Ten slotte zal een nieuwsblad worden aangewezen ter publicatie van dit vonnis op kosten van de gemeente wanneer het vonnis onherroepelijk is geworden.

3.De beslissing

De rechtbank
3.1.
stelt de schadeloosstelling voor [gedaagde] vast op € 178.445, waarin begrepen het reeds betaalde voorschot in deze zaak van € 129.050, zodat het door de gemeente nog uit te keren bedrag aan schadeloosstelling € 49.395 bedraagt, te vermeerderen met een samengestelde rente van 0,5% per jaar met ingang van 16 maart 2022 tot heden.
3.2.
veroordeelt de gemeente tot betaling aan [gedaagde] van € 49.395, vermeerderd met de hiervoor onder 3.1 genoemde rente, de som daarvan te vermeerderen met de wettelijke rente als bedoeld in artikel 6:119 BW vanaf de datum van dit vonnis tot aan de dag der algehele voldoening;
3.3.
stelt de waardevermindering van het overblijvende per peildatum vast op € 78;
3.4.
stelt de schadeloosstelling voor de derde belanghebbenden vast op nihil;
3.5.
verstaat dat de gemeente de kosten van de door de rechtbank benoemde deskundigen volgens hun opgave van € 22.703,89 (inclusief btw) zal voldoen;
3.6.
veroordeelt de gemeente in de kosten van rechtsbijstand en deskundige bijstand aan de zijde van [gedaagde] tot een bedrag van € 27.990,42 (inclusief btw en € 1.666 griffierecht);
3.7.
wijst het “AD/Rotterdams Dagblad” aan als nieuws- en advertentieblad waarin de griffier van deze rechtbank dit vonnis bij uittreksel zal plaatsen wanneer het vonnis onherroepelijk is geworden.
Dit vonnis is gewezen door mr.
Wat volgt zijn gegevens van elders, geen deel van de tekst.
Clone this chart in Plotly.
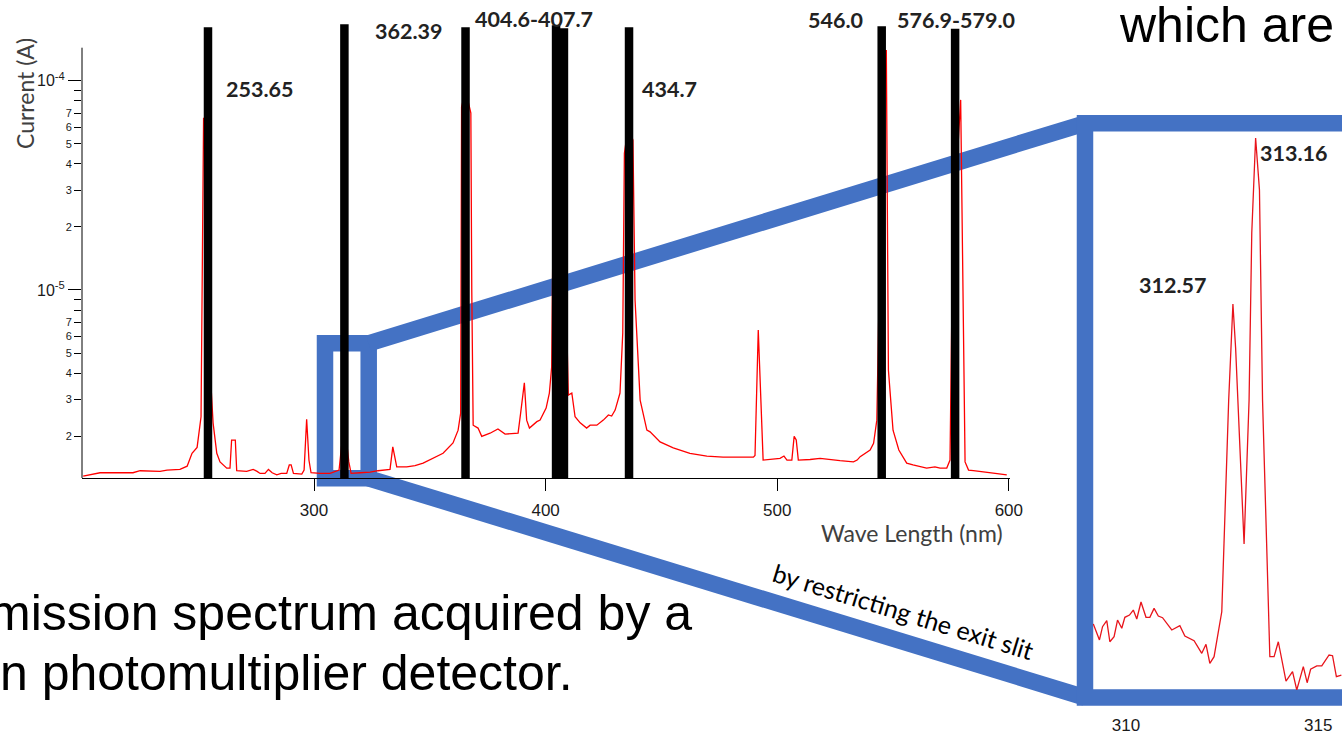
import plotly.graph_objects as go

# design grid = the 1342 x 736 picture; the figure itself is laid out a little wider
GW, GH = 1342, 736
FIG_W, FIG_H = 1355, 736

# ---------------- data ----------------
wavelength_nm = [200.3, 207.6, 221.8, 224.9, 233.5, 236.5, 242.1, 245.2, 247.3, 249.5,
                 251.2, 252.3, 253.6, 255.2, 256.4, 258.0, 259.4, 262.3, 263.7, 264.4,
                 266.0, 266.6, 270.9, 273.7, 275.4, 276.7, 278.8, 280.3, 281.9, 283.9,
                 285.8, 288.2, 289.3, 290.1, 291.1, 294.7, 295.7, 296.8, 297.8, 298.7,
                 302.6, 306.9, 310.8, 312.1, 312.6, 313.2, 315.0, 316.0, 319.9, 324.2,
                 327.6, 332.8, 334.0, 335.7, 340.0, 343.6, 347.1, 351.4, 355.7, 360.0,
                 362.2, 363.3, 363.7, 365.4, 367.7, 368.1, 368.7, 370.8, 372.4, 376.0,
                 379.4, 382.5, 385.5, 388.1, 389.2, 390.8, 391.8, 393.0, 396.2, 397.6,
                 400.2, 401.6, 402.6, 403.2, 404.5, 406.2, 407.9, 409.2, 409.8, 411.3,
                 412.7, 414.9, 417.7, 419.2, 422.1, 424.9, 427.1, 428.5, 430.0, 432.1,
                 433.3, 434.0, 435.6, 437.7, 438.6, 440.8, 443.7, 445.1, 449.4, 455.1,
                 462.3, 469.6, 476.6, 483.9, 489.7, 490.4, 491.8, 493.9, 501.2, 502.9,
                 504.2, 506.3, 507.3, 508.2, 509.1, 514.2, 518.5, 527.1, 532.9, 534.5,
                 535.8, 540.1, 541.6, 543.0, 543.5, 545.0, 547.1, 548.0, 550.0, 552.5,
                 555.9, 558.6, 564.5, 568.1, 570.3, 573.2, 574.6, 575.5, 577.6, 579.2,
                 581.1, 582.6, 584.7, 590.5, 594.1, 599.1]
current_A = [1.29e-6, 1.34e-6, 1.34e-6, 1.37e-6, 1.36e-6, 1.38e-6, 1.39e-6, 1.44e-6, 1.66e-6, 1.77e-6,
             2.48e-6, 6.64e-5, 3.0e-5, 4.0e-6, 2.32e-6, 1.66e-6, 1.51e-6, 1.41e-6, 1.41e-6, 1.92e-6,
             1.92e-6, 1.37e-6, 1.36e-6, 1.39e-6, 1.36e-6, 1.33e-6, 1.33e-6, 1.39e-6, 1.34e-6, 1.31e-6,
             1.33e-6, 1.33e-6, 1.46e-6, 1.46e-6, 1.33e-6, 1.32e-6, 1.38e-6, 2.41e-6, 1.54e-6, 1.34e-6,
             1.33e-6, 1.33e-6, 1.38e-6, 1.9e-6, 1.7e-6, 2.3e-6, 1.51e-6, 1.33e-6, 1.34e-6, 1.35e-6,
             1.37e-6, 1.39e-6, 1.78e-6, 1.43e-6, 1.43e-6, 1.45e-6, 1.49e-6, 1.57e-6, 1.66e-6, 1.86e-6,
             2.14e-6, 2.58e-6, 7.5e-5, 9.0e-5, 7.0e-5, 1.0e-5, 2.26e-6, 2.19e-6, 2.00e-6, 2.07e-6,
             2.17e-6, 2.05e-6, 2.06e-6, 2.07e-6, 2.58e-6, 3.60e-6, 2.39e-6, 2.19e-6, 2.35e-6, 2.39e-6,
             2.73e-6, 3.22e-6, 4.29e-6, 2.0e-5, 6.0e-5, 1.5e-5, 2.5e-5, 5.0e-6, 3.15e-6, 3.22e-6,
             2.48e-6, 2.32e-6, 2.19e-6, 2.26e-6, 2.26e-6, 2.39e-6, 2.53e-6, 2.50e-6, 2.67e-6, 3.22e-6,
             6.24e-6, 4.5e-5, 6.0e-5, 5.2e-5, 8.96e-6, 2.98e-6, 2.14e-6, 2.10e-6, 1.88e-6, 1.76e-6,
             1.66e-6, 1.61e-6, 1.59e-6, 1.59e-6, 1.59e-6, 1.62e-6, 6.44e-6, 1.54e-6, 1.57e-6, 1.61e-6,
             1.54e-6, 1.54e-6, 2.00e-6, 1.92e-6, 1.54e-6, 1.55e-6, 1.57e-6, 1.53e-6, 1.51e-6, 1.54e-6,
             1.60e-6, 1.72e-6, 1.85e-6, 2.39e-6, 5.0e-6, 4.0e-5, 1.40e-4, 4.15e-6, 2.14e-6, 1.72e-6,
             1.49e-6, 1.46e-6, 1.41e-6, 1.43e-6, 1.41e-6, 1.41e-6, 1.54e-6, 1.0e-5, 4.0e-5, 8.09e-5,
             1.51e-6, 1.38e-6, 1.37e-6, 1.34e-6, 1.33e-6, 1.31e-6]

# black marker bars for the Hg lines
line_centers_nm = [254.2, 313.1, 365.4, 404.5, 407.9, 436.0, 545.1, 576.8]
line_tops_A = [1.80e-4, 1.86e-4, 1.80e-4, 1.84e-4, 1.78e-4, 1.80e-4, 1.82e-4, 1.77e-4]
line_bottom_A = 1.2e-6

# zoomed inset (narrow exit slit), relative units
inset_wavelength_nm = [309.15, 309.31, 309.39, 309.50, 309.58, 309.69, 309.78, 309.89, 309.97, 310.09,
                       310.19, 310.28, 310.39, 310.52, 310.62, 310.73, 310.84, 310.95, 311.19, 311.40,
                       311.53, 311.77, 311.97, 312.08, 312.18, 312.29, 312.49, 312.67, 312.78, 312.85,
                       313.07, 313.20, 313.27, 313.37, 313.47, 313.55, 313.74, 313.85, 313.96, 314.16,
                       314.33, 314.44, 314.61, 314.71, 314.80, 314.96, 315.09, 315.28, 315.37, 315.47,
                       315.60]
inset_signal = [6.62, 5.02, 6.35, 6.95, 4.84, 5.35, 7.02, 6.19, 7.29, 7.52,
                8.02, 7.12, 8.83, 7.29, 7.29, 8.19, 7.42, 7.25, 6.02, 6.45,
                5.42, 4.94, 3.68, 4.58, 2.68, 3.34, 7.85, 29.09, 38.72, 34.30,
                14.64, 29.09, 45.84, 55.37, 50.15, 29.09, 3.34, 3.34, 4.84, 0.90,
                1.84, 0.0, 2.34, 0.73, 2.08, 2.41, 2.41, 3.51, 3.44, 1.33,
                1.50]

main_xticks = [300, 400, 500, 600]
inset_xticks = [310, 315]
decade_ticks = [1e-5, 1e-4]
decade_text = ["10<sup>-5</sup>", "10<sup>-4</sup>"]
sub_ticks = [2e-6, 3e-6, 4e-6, 5e-6, 6e-6, 7e-6, 8e-6, 9e-6,
             2e-5, 3e-5, 4e-5, 5e-5, 6e-5, 7e-5, 8e-5, 9e-5]
sub_text = ["2", "3", "4", "5", "6", "7", "", "",
            "2", "3", "4", "5", "6", "7", "", ""]

peak_labels = ["253.65", "362.39", "404.6-407.7", "434.7", "546.0", "576.9-579.0"]
inset_labels = ["312.57", "313.16"]

# ---------------- helpers (picture pixel -> paper fraction) ----------------
def px(x):
    return x / GW

def py(y):
    return 1 - y / GH

BLUE = "#4472C4"
CAL = "Lato, 'Open Sans', sans-serif"
ARIAL = "'Liberation Sans', Arial, sans-serif"

fig = go.Figure()

fig.add_trace(go.Scatter(x=wavelength_nm, y=current_A, mode="lines",
                         line=dict(color="#FF0000", width=1.3),
                         xaxis="x", yaxis="y", showlegend=False, hoverinfo="skip"))

bx, by = [], []
for c, t in zip(line_centers_nm, line_tops_A):
    bx += [c, c, None]
    by += [line_bottom_A, t, None]
fig.add_trace(go.Scatter(x=bx, y=by, mode="lines",
                         line=dict(color="#000000", width=8.5),
                         xaxis="x", yaxis="y", showlegend=False, hoverinfo="skip"))

# dummy trace so the overlaid minor-label axis is rendered
fig.add_trace(go.Scatter(x=[None], y=[None], xaxis="x", yaxis="y3",
                         showlegend=False, hoverinfo="skip"))

fig.add_trace(go.Scatter(x=inset_wavelength_nm, y=inset_signal, mode="lines",
                         line=dict(color="#E8141B", width=1.3),
                         xaxis="x2", yaxis="y2", showlegend=False, hoverinfo="skip"))

YR = [-5.898, -3.720]

fig.update_layout(
    width=FIG_W, height=FIG_H, autosize=False,
    margin=dict(l=0, r=0, t=0, b=0, pad=0),
    paper_bgcolor="white",
    plot_bgcolor="rgba(0,0,0,0)",
    xaxis=dict(domain=[px(82), px(1010)], range=[199.8, 600.5], anchor="y",
               showline=True, linecolor="black", linewidth=1, mirror=False,
               showgrid=False, zeroline=False,
               ticks="outside", ticklen=12, tickwidth=1, tickcolor="black",
               tickvals=main_xticks, ticktext=[str(v) for v in main_xticks],
               tickfont=dict(family=ARIAL, size=17, color="#1a1a1a"),
               ticklabelstandoff=5),
    yaxis=dict(domain=[py(478), py(22)], type="log", range=YR, anchor="x",
               showline=False, showgrid=False, zeroline=False,
               ticks="outside", ticklen=13, tickwidth=1, tickcolor="black",
               tickvals=decade_ticks, ticktext=decade_text,
               tickfont=dict(family=ARIAL, size=16, color="#1a1a1a")),
    yaxis3=dict(overlaying="y", anchor="x", side="left", type="log", range=YR,
                showline=False, showgrid=False, zeroline=False,
                ticks="outside", ticklen=7, tickwidth=1, tickcolor="black",
                tickvals=sub_ticks, ticktext=sub_text,
                tickfont=dict(family=ARIAL, size=11, color="#1a1a1a")),
    xaxis2=dict(domain=[px(1093), 1.0], range=[309.142, 315.616], anchor="y2",
                showline=False, showgrid=False, zeroline=False, ticks="",
                tickvals=inset_xticks, ticktext=[str(v) for v in inset_xticks],
                tickfont=dict(family=ARIAL, size=17, color="#1a1a1a"),
                ticklabelstandoff=23),
    yaxis2=dict(domain=[py(690), py(131.7)], range=[0, 56], anchor="x2",
                visible=False),
)

shapes = []
# y axis line (only up to the top of the original axis)
shapes.append(dict(type="line", xref="paper", yref="paper",
                   x0=px(82), x1=px(82), y0=py(478), y1=py(47.7),
                   line=dict(color="black", width=1), layer="above"))
# blue zoom box, connectors and inset frame
blue = dict(color=BLUE, width=16.5)
shapes.append(dict(type="rect", xref="paper", yref="paper",
                   x0=px(325), x1=px(368.7), y0=py(478.3), y1=py(343.3),
                   line=blue, layer="below"))
shapes.append(dict(type="line", xref="paper", yref="paper",
                   x0=px(368.7), y0=py(343.3), x1=px(1085), y1=py(123.3),
                   line=blue, layer="below"))
shapes.append(dict(type="line", xref="paper", yref="paper",
                   x0=px(368.7), y0=py(478.3), x1=px(1085), y1=py(697.5),
                   line=blue, layer="below"))
# inset frame: its right side runs off the picture
frame_path = (f"M {px(1360):.5f},{py(123.3):.5f} L {px(1085):.5f},{py(123.3):.5f} "
              f"L {px(1085):.5f},{py(697.5):.5f} L {px(1360):.5f},{py(697.5):.5f}")
shapes.append(dict(type="path", xref="paper", yref="paper", path=frame_path,
                   line=blue, layer="below"))
fig.update_layout(shapes=shapes)

ann = []
label_pos = [(259.5, 89.5), (409, 31), (534, 19), (669, 89.5), (835, 20), (956, 20)]
for txt, (x, y) in zip(peak_labels, label_pos):
    ann.append(dict(text=f"<b>{txt}</b>", x=px(x), y=py(y), xref="paper", yref="paper",
                    xanchor="center", yanchor="middle", showarrow=False,
                    font=dict(family=CAL, size=21.5, color="#222222")))
inset_pos = [(1172.5, 285), (1293.3, 153)]
for txt, (x, y) in zip(inset_labels, inset_pos):
    ann.append(dict(text=f"<b>{txt}</b>", x=px(x), y=py(y), xref="paper", yref="paper",
                    xanchor="center", yanchor="middle", showarrow=False,
                    font=dict(family=CAL, size=21.5, color="#222222")))
ann.append(dict(text="Current (A)", x=px(25), y=py(94), xref="paper", yref="paper",
                xanchor="center", yanchor="middle", showarrow=False, textangle=-90,
                font=dict(family=CAL, size=23, color="#404040")))
ann.append(dict(text="Wave Length (nm)", x=px(912), y=py(533), xref="paper", yref="paper",
                xanchor="center", yanchor="middle", showarrow=False,
                font=dict(family=CAL, size=23, color="#404040")))
ann.append(dict(text="by restricting the exit slit", x=px(903), y=py(611), xref="paper",
                yref="paper", xanchor="center", yanchor="middle", showarrow=False,
                textangle=17, font=dict(family=CAL, size=25, color="#000000")))
ann.append(dict(text="which are", x=px(1117), y=py(25), xref="paper", yref="paper",
                xanchor="left", yanchor="middle", showarrow=False,
                font=dict(family=ARIAL, size=50, color="#000000")))
ann.append(dict(text="mission spectrum acquired by a", x=px(-13), y=py(613), xref="paper",
                yref="paper", xanchor="left", yanchor="middle", showarrow=False,
                font=dict(family=ARIAL, size=50, color="#000000")))
ann.append(dict(text="n photomultiplier detector.", x=px(-2), y=py(673), xref="paper",
                yref="paper", xanchor="left", yanchor="middle", showarrow=False,
                font=dict(family=ARIAL, size=50, color="#000000")))
fig.update_layout(annotations=ann)

post = (
    "document.documentElement.style.margin='0';"
    "document.body.style.margin='0';"
)
fig.write_html("out.html", post_script=post)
I.A.M. Kroft, mr. S.M. de Bruijn en mr. W. van de Wetering en in het openbaar uitgesproken op 30 augustus 2023.
2968

Voetnoten

1.Vier van de zes transacties zijn in de tabel op p. 14 van het rapport van bedoelde partij-taxateur gewaardeerd met ‘+’ in de kolom ‘totaal’ (waarin een ‘eindscore’ na een waardering naar grondsoort, onderhoud en ligging staat vermeld) wat volgens de vermelde verklaring van die codes betekent: “Beter dan het getaxeerde object”, rechtbank.
2.Met respectievelijk een opstalrecht nutsvoorzieningen op het perceel met grondplannummer 827 (Oasen N.V.) en een zakelijk recht als bedoeld in artikel 5 lid 3 onder b van de Belemmeringenwet Privaatrecht op het perceel met grondplannummer 828 (Transportnet B.V.).